**SHORT PROBLEM**
For each line that holds "script", copy the line out.

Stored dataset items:
········

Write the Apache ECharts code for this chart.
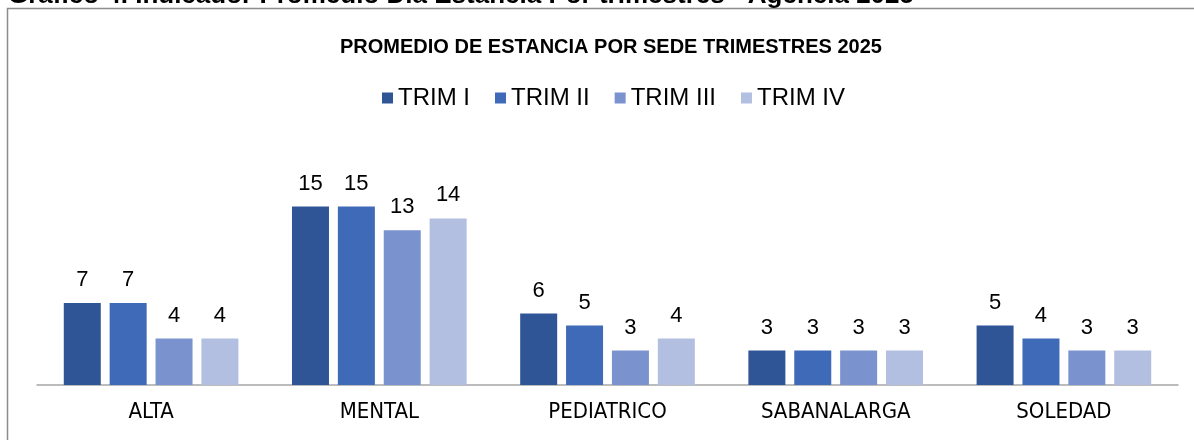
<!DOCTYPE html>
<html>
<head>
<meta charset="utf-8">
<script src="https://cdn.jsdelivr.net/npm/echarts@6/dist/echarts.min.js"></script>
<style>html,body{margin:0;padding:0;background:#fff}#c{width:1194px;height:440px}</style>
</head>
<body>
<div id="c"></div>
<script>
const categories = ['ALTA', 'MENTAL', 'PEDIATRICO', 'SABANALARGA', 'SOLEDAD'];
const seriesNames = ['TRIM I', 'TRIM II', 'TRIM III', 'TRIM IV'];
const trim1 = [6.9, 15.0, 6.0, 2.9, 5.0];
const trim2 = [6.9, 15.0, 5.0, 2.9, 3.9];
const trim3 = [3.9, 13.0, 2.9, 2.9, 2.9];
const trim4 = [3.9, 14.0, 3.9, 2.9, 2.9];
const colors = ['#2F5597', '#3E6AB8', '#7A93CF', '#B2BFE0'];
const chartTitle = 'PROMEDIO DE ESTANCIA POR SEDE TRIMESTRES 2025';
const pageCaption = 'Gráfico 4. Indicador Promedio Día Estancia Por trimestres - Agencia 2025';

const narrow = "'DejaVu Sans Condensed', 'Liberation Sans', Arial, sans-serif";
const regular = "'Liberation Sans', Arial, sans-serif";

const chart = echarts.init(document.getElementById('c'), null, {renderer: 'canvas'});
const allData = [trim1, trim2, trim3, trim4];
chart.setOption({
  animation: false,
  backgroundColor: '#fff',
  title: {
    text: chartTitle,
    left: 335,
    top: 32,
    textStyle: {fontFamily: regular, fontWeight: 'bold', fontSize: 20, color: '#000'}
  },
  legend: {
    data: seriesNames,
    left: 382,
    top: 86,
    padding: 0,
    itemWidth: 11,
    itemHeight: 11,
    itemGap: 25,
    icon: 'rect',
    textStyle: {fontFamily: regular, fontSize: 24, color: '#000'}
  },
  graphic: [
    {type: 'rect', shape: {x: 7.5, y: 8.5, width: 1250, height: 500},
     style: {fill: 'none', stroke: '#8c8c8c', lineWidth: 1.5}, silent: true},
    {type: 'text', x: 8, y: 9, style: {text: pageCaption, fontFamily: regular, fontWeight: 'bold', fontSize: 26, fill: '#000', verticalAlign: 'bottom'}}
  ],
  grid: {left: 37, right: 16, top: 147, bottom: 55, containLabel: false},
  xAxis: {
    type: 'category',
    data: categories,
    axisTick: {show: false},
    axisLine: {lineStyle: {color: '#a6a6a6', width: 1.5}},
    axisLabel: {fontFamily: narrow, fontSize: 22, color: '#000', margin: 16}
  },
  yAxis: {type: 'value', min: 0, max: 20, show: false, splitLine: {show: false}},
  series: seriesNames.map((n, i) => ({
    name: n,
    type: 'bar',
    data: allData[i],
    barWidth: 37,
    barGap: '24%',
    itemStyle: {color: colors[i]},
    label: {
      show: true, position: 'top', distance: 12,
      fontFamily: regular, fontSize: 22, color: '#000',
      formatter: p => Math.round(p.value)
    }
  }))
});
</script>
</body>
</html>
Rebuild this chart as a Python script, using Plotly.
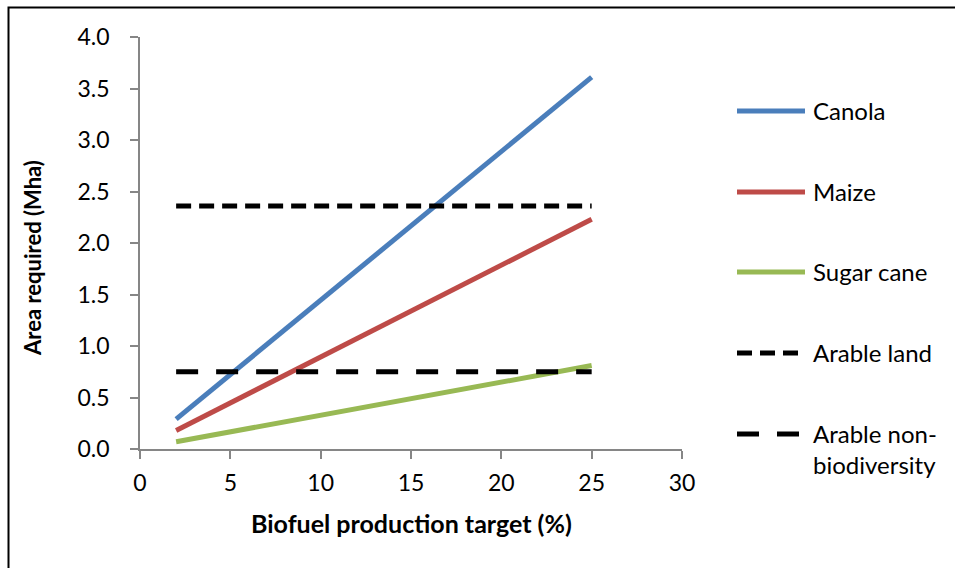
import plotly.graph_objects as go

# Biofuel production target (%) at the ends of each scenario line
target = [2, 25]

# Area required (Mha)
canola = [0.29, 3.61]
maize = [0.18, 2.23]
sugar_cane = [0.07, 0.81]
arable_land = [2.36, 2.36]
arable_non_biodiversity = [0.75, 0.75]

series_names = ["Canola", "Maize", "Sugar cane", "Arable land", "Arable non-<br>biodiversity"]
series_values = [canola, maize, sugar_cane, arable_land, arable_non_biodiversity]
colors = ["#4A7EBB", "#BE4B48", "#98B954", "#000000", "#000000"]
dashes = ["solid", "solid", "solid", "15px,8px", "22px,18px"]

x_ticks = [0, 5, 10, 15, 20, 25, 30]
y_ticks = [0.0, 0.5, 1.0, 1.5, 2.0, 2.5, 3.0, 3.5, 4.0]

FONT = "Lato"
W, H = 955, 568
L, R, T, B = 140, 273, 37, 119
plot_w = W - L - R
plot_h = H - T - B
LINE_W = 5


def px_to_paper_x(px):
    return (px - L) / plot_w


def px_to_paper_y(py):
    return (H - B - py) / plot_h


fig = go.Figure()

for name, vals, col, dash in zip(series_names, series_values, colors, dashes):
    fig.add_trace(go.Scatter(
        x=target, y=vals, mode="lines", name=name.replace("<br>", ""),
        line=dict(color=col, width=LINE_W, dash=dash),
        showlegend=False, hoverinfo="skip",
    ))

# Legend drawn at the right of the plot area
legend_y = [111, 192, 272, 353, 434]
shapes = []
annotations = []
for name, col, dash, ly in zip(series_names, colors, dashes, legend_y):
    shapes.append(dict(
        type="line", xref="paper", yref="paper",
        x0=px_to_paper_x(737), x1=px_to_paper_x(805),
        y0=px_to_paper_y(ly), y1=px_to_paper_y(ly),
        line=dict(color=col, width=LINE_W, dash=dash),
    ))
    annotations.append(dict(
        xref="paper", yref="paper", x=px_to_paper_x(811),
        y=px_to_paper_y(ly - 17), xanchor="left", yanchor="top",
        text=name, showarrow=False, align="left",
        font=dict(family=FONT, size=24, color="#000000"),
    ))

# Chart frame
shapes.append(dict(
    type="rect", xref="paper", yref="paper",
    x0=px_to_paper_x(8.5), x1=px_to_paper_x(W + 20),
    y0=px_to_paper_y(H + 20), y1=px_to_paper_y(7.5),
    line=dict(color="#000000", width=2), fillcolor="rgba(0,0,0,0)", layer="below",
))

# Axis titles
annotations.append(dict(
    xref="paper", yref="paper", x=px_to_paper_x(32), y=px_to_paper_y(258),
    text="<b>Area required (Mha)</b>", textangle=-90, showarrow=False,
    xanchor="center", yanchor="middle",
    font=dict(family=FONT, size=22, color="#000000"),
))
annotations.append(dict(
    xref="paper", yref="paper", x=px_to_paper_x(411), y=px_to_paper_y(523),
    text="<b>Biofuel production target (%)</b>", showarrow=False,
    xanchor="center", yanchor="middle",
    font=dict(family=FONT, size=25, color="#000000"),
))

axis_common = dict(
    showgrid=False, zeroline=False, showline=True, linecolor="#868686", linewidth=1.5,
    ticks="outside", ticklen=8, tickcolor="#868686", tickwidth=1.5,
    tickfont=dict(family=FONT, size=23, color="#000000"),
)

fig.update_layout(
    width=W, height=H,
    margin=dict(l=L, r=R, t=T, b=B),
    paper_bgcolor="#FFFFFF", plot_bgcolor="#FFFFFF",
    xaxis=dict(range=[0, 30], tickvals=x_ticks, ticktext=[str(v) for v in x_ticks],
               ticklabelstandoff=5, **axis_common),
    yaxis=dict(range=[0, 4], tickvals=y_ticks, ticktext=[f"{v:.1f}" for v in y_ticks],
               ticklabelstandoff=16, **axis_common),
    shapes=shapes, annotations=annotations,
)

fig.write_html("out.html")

········

**REPLY**
<script src="https://cdn.jsdelivr.net/npm/echarts@6/dist/echarts.min.js"></script>
<script>
</script>
Rebuild this chart as a Python script, using Plotly.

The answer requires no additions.